Leave out the pictures and retype only the lines from the opening line to the line that holds "var yTicks = [0, 5, 10, 15, 20, 25, 30];", both ends included.
--- Start DATA BLOCK ---
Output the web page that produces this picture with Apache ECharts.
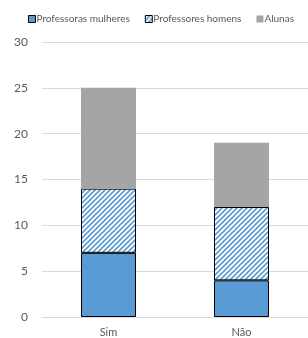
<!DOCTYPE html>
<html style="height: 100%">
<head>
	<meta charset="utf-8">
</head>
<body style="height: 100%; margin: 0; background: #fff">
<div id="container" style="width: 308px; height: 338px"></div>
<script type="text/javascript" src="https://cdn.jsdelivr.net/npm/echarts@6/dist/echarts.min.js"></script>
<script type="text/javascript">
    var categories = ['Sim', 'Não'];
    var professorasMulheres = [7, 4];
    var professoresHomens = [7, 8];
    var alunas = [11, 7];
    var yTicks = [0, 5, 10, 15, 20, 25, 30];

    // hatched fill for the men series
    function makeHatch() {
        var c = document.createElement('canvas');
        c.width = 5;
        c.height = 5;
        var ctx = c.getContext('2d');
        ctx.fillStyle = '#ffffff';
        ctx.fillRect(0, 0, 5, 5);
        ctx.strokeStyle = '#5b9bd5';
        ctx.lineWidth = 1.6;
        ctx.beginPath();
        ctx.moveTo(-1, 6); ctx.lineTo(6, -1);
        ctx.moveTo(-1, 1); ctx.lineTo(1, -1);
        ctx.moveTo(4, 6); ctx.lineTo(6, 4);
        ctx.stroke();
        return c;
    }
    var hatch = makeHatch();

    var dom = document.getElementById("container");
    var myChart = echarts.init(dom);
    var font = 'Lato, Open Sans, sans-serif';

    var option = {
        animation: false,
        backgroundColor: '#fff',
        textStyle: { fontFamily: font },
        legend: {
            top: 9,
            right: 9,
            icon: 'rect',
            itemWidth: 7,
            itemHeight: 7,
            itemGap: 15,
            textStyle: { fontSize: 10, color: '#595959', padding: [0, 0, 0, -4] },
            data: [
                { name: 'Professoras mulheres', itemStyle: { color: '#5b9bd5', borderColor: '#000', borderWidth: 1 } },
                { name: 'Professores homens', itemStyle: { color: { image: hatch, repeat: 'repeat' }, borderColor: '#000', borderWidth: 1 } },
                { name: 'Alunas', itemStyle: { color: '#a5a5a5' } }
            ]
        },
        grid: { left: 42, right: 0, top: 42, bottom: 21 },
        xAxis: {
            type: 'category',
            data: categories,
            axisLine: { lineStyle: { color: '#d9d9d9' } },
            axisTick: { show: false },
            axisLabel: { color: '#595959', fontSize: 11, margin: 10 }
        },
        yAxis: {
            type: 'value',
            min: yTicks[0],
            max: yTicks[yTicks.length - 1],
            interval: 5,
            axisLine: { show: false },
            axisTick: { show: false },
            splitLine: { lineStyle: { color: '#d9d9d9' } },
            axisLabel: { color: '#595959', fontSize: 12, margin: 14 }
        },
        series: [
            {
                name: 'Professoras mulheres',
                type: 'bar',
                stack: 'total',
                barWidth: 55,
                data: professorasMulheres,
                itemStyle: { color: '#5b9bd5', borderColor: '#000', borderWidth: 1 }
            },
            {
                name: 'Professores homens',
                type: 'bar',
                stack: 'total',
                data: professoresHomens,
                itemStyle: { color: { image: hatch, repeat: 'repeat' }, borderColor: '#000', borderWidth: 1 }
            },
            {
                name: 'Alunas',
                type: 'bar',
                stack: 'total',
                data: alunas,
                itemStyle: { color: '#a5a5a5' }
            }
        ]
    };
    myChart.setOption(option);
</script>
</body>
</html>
--- End DATA BLOCK ---
* **RIGHT ANSWER**
Output the web page that produces this picture with Apache ECharts.
<!DOCTYPE html>
<html style="height: 100%">
<head>
	<meta charset="utf-8">
</head>
<body style="height: 100%; margin: 0; background: #fff">
<div id="container" style="width: 308px; height: 338px"></div>
<script type="text/javascript" src="https://cdn.jsdelivr.net/npm/echarts@6/dist/echarts.min.js"></script>
<script type="text/javascript">
    var categories = ['Sim', 'Não'];
    var professorasMulheres = [7, 4];
    var professoresHomens = [7, 8];
    var alunas = [11, 7];
    var yTicks = [0, 5, 10, 15, 20, 25, 30];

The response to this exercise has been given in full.